*Information provided*:
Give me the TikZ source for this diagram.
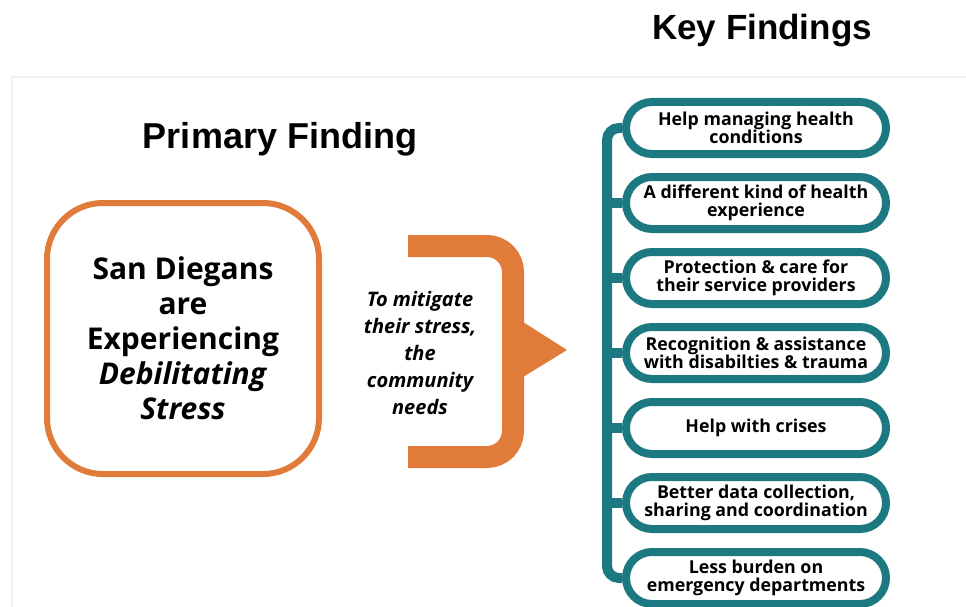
\documentclass[tikz,border=0pt]{standalone}
\usepackage{fontspec}
\setmainfont{Open Sans}
\newfontfamily\titlefont{Liberation Sans}
\definecolor{arancio}{RGB}{224,123,57}
\definecolor{ottanio}{RGB}{28,121,129}
\definecolor{cornice}{RGB}{242,242,242}
\tikzstyle{findings}=[
    x=1pt, y=-1pt,
    title/.style={font={\titlefont\bfseries\fontsize{35}{40}\selectfont},anchor=base},
    stress box/.style={draw=arancio, line width=6, rounded corners=56,
        minimum width=272, minimum height=271, align=center,
        font={\bfseries\fontsize{30}{35}\selectfont}},
    bracket/.style={draw=arancio, line width=22, rounded corners=26},
    needs text/.style={align=center, font={\bfseries\itshape\fontsize{20}{26.8}\selectfont}},
    pill/.style={draw=ottanio, line width=8, rounded corners=26, fill=white,
        minimum width=260, minimum height=52, align=center, inner sep=0pt,
        font={\bfseries\fontsize{17.8}{18.5}\selectfont}},
    spine/.style={draw=ottanio, line width=10, rounded corners=12},
]

\begin{document}
\begin{tikzpicture}[findings]
    \useasboundingbox (0,0) rectangle (966,607);
    % faint panel behind the content
    \draw[cornice, line width=1.2] (12,607) -- (12,77) -- (966,77);

    \node[title] (key) at (762,40) {Key Findings};
    \node[title, font={\titlefont\bfseries\fontsize{36}{40}\selectfont}] (primary) at (280,148) {Primary Finding};

    \node[stress box] (stress) at (183,338.5)
        {San Diegans\\ are\\ Experiencing\\ \textit{Debilitating}\\ \textit{Stress}};

    % orange bracket with its pointer
    \draw[bracket] (408,246) -- (513,246) -- (513,457) -- (408,457);
    \fill[arancio] (523,322) -- (567,350) -- (523,377) -- cycle;
    \node[needs text] (needs) at (420,353)
        {To mitigate\\ their stress,\\ the\\ community\\ needs};

    % key findings
    \foreach \i/\t in {1/{Help managing health\\ conditions},
                       2/{A different kind of health\\ experience},
                       3/{Protection \& care for\\ their service providers},
                       4/{Recognition \& assistance\\ with disabilties \& trauma},
                       5/{Help with crises},
                       6/{Better data collection,\\ sharing and coordination},
                       7/{Less burden on\\ emergency departments}}
    {
        \node[pill] (f\i) at (756,53+75*\i) {\t};
    }
    \coordinate (sp) at (607,0);
    \draw[spine] (f1.west) -| (sp |- f7.west) -- (f7.west);
    \foreach \i in {2,...,6}
        \draw[spine] (sp |- f\i.west) -- (f\i.west);
\end{tikzpicture}
\end{document}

*Set problem*: Leave the pictures out and copy the rest of the data exactly.

*The output*:
Give me the TikZ source for this diagram.
\documentclass[tikz,border=0pt]{standalone}
\usepackage{fontspec}
\setmainfont{Open Sans}
\newfontfamily\titlefont{Liberation Sans}
\definecolor{arancio}{RGB}{224,123,57}
\definecolor{ottanio}{RGB}{28,121,129}
\definecolor{cornice}{RGB}{242,242,242}
\tikzstyle{findings}=[
    x=1pt, y=-1pt,
    title/.style={font={\titlefont\bfseries\fontsize{35}{40}\selectfont},anchor=base},
    stress box/.style={draw=arancio, line width=6, rounded corners=56,
        minimum width=272, minimum height=271, align=center,
        font={\bfseries\fontsize{30}{35}\selectfont}},
    bracket/.style={draw=arancio, line width=22, rounded corners=26},
    needs text/.style={align=center, font={\bfseries\itshape\fontsize{20}{26.8}\selectfont}},
    pill/.style={draw=ottanio, line width=8, rounded corners=26, fill=white,
        minimum width=260, minimum height=52, align=center, inner sep=0pt,
        font={\bfseries\fontsize{17.8}{18.5}\selectfont}},
    spine/.style={draw=ottanio, line width=10, rounded corners=12},
]

\begin{document}
\begin{tikzpicture}[findings]
    \useasboundingbox (0,0) rectangle (966,607);
    % faint panel behind the content
    \draw[cornice, line width=1.2] (12,607) -- (12,77) -- (966,77);

    \node[title] (key) at (762,40) {Key Findings};
    \node[title, font={\titlefont\bfseries\fontsize{36}{40}\selectfont}] (primary) at (280,148) {Primary Finding};

    \node[stress box] (stress) at (183,338.5)
        {San Diegans\\ are\\ Experiencing\\ \textit{Debilitating}\\ \textit{Stress}};

    % orange bracket with its pointer
    \draw[bracket] (408,246) -- (513,246) -- (513,457) -- (408,457);
    \fill[arancio] (523,322) -- (567,350) -- (523,377) -- cycle;
    \node[needs text] (needs) at (420,353)
        {To mitigate\\ their stress,\\ the\\ community\\ needs};

    % key findings
    \foreach \i/\t in {1/{Help managing health\\ conditions},
                       2/{A different kind of health\\ experience},
                       3/{Protection \& care for\\ their service providers},
                       4/{Recognition \& assistance\\ with disabilties \& trauma},
                       5/{Help with crises},
                       6/{Better data collection,\\ sharing and coordination},
                       7/{Less burden on\\ emergency departments}}
    {
        \node[pill] (f\i) at (756,53+75*\i) {\t};
    }
    \coordinate (sp) at (607,0);
    \draw[spine] (f1.west) -| (sp |- f7.west) -- (f7.west);
    \foreach \i in {2,...,6}
        \draw[spine] (sp |- f\i.west) -- (f\i.west);
\end{tikzpicture}
\end{document}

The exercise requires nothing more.